What you will do.
Nothing outside the range is to be copied. From the entries below, reproduce exactly the lines starting at the one with "Emit a Python" and ending at the one with "import pandas as pd", without pictures.

Code that draws figures.
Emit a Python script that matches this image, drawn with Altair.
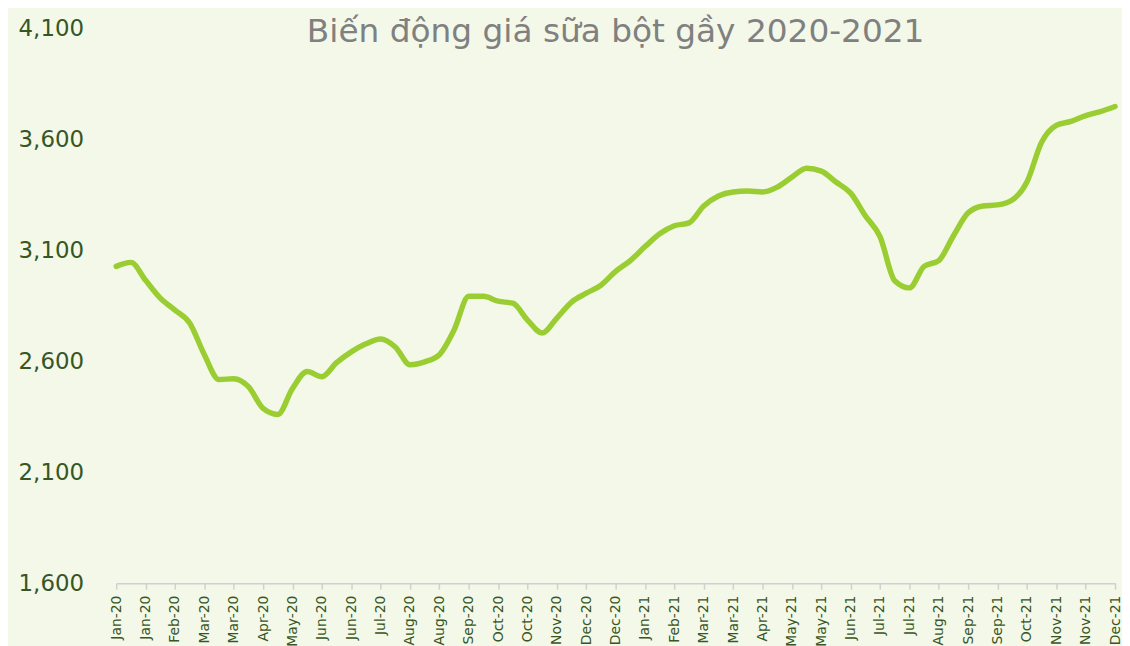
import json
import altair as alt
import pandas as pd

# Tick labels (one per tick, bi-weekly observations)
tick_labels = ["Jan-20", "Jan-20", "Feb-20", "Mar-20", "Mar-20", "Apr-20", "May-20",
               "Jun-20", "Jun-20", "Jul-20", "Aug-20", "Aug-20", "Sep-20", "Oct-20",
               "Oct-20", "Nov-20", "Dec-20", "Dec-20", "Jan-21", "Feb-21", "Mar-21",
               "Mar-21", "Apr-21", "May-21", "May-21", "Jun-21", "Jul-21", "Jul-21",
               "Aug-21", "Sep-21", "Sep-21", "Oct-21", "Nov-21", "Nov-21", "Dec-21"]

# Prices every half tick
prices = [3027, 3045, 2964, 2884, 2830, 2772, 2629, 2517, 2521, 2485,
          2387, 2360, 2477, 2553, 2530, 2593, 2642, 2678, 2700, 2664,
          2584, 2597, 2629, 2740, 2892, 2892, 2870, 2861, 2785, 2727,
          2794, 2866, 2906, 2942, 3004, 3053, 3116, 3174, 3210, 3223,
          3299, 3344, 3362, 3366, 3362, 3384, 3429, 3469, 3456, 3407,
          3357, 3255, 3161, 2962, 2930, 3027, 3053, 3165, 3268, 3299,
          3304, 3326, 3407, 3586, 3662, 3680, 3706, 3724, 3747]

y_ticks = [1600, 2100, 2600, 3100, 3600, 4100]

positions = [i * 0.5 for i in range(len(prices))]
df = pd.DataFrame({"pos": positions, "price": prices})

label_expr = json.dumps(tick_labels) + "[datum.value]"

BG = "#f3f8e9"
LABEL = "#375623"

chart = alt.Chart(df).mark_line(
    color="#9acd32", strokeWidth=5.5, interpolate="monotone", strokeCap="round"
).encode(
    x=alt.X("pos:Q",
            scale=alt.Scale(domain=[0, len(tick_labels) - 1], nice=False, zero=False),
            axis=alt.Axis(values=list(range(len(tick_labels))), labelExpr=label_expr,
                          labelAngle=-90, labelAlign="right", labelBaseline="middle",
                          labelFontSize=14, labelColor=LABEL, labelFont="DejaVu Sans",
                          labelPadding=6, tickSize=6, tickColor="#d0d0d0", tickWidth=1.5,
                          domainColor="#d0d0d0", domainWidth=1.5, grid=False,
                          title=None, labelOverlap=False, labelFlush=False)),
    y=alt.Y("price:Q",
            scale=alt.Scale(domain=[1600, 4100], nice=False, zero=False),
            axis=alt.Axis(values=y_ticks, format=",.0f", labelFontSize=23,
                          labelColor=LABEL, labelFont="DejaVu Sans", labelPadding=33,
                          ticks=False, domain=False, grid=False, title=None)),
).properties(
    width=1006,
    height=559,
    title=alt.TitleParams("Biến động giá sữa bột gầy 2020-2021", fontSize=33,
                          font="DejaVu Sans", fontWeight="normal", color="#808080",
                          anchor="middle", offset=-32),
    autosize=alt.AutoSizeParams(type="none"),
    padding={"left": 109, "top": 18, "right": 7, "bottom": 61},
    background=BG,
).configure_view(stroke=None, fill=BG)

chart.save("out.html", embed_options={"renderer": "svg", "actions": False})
==
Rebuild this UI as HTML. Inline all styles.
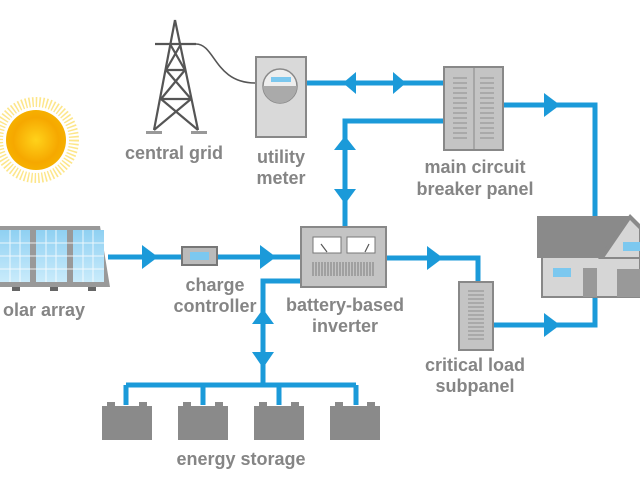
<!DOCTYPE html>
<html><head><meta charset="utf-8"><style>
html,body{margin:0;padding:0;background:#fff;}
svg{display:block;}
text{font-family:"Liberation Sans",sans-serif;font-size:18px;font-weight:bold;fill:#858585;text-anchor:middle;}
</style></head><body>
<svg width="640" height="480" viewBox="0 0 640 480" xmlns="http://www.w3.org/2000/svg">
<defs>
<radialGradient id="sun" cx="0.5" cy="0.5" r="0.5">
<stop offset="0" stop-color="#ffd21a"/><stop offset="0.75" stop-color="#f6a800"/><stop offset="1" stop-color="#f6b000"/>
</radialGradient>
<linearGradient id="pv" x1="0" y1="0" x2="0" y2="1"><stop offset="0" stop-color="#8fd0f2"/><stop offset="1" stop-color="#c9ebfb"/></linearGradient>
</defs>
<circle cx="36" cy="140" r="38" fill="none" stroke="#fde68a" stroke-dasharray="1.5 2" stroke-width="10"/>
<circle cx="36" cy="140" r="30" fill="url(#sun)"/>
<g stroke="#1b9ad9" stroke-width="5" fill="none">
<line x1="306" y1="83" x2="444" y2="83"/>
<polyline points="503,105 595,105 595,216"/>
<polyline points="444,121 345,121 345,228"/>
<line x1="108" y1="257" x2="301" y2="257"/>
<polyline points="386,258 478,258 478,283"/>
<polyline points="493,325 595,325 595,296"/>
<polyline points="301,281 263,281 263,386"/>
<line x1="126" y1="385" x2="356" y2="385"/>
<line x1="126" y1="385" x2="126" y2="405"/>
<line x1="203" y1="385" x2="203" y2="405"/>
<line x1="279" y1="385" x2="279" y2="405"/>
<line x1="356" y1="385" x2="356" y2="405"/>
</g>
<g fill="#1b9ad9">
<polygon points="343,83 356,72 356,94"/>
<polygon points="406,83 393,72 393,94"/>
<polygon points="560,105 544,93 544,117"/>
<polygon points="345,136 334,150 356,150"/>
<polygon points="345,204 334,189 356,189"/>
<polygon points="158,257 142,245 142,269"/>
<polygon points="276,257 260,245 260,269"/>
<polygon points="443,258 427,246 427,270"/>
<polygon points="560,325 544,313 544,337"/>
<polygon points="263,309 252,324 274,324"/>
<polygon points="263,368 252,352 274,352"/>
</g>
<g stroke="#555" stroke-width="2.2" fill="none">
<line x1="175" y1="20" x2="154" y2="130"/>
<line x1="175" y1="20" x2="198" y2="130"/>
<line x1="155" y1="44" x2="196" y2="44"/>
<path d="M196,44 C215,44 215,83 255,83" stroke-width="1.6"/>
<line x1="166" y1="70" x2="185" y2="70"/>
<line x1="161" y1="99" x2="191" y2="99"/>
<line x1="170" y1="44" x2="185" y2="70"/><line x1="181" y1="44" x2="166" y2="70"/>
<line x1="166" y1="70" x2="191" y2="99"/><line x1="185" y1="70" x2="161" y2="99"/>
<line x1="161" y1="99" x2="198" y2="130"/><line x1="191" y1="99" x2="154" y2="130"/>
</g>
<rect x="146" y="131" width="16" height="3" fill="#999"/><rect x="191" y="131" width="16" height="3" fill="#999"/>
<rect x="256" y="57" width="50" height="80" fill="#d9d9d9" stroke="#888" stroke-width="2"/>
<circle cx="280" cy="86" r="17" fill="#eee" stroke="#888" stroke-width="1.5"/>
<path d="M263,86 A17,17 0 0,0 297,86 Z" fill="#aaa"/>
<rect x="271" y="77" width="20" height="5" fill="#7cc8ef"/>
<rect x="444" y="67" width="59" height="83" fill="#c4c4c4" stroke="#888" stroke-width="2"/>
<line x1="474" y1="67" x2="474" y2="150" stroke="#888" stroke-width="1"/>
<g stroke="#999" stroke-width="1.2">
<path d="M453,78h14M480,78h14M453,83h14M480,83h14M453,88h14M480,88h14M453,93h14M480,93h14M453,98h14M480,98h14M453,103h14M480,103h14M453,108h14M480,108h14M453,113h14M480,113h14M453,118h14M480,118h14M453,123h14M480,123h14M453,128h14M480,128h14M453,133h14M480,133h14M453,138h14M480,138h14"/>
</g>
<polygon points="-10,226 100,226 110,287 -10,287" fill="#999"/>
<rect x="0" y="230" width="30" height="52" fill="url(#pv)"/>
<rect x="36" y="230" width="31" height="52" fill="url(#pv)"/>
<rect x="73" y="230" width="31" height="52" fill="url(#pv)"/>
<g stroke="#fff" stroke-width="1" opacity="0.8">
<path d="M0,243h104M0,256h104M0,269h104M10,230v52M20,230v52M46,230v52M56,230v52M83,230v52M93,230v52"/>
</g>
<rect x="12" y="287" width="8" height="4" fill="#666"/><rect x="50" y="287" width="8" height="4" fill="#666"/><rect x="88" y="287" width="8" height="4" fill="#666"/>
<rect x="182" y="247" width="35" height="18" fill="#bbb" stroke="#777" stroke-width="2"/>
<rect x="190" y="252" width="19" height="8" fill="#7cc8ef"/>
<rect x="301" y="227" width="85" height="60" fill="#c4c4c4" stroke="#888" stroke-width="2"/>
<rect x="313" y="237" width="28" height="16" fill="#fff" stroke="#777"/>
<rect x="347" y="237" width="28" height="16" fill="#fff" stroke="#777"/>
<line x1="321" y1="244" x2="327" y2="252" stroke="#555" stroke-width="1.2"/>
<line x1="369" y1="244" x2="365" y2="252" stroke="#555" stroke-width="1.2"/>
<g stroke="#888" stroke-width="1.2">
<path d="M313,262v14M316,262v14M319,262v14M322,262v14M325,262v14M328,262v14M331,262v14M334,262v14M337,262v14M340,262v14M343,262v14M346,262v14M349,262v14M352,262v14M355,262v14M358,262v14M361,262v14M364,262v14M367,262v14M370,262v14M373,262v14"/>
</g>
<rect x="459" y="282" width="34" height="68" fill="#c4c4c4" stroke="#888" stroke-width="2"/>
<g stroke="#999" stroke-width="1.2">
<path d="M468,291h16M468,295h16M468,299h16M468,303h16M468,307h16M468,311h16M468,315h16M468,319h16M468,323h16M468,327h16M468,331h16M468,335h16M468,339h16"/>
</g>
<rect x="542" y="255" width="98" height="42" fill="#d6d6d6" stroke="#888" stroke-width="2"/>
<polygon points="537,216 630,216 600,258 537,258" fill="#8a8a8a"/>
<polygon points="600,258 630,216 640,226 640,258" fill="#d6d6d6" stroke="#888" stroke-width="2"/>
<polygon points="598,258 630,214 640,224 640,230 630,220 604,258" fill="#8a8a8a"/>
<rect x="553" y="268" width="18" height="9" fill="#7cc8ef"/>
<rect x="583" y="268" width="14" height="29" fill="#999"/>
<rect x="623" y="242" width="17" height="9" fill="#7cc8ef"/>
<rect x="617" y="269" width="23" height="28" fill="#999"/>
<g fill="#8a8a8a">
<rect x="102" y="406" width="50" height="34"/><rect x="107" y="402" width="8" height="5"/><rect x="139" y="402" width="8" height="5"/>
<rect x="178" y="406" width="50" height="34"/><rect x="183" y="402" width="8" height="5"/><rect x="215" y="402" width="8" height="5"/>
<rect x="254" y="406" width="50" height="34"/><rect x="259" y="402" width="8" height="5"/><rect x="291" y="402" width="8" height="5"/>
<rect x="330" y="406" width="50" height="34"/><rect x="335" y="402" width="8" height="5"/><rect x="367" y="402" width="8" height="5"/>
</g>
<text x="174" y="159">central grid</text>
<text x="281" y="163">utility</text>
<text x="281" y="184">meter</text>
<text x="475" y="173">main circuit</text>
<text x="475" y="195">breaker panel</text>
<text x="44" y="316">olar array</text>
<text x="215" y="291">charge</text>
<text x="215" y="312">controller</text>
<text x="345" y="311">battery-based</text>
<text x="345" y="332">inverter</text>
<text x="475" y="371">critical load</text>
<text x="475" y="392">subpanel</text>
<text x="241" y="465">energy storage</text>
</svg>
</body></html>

Result of this exercise.
Emit a Python script that matches this image, drawn with Altair.
import json
import altair as alt
import pandas as pd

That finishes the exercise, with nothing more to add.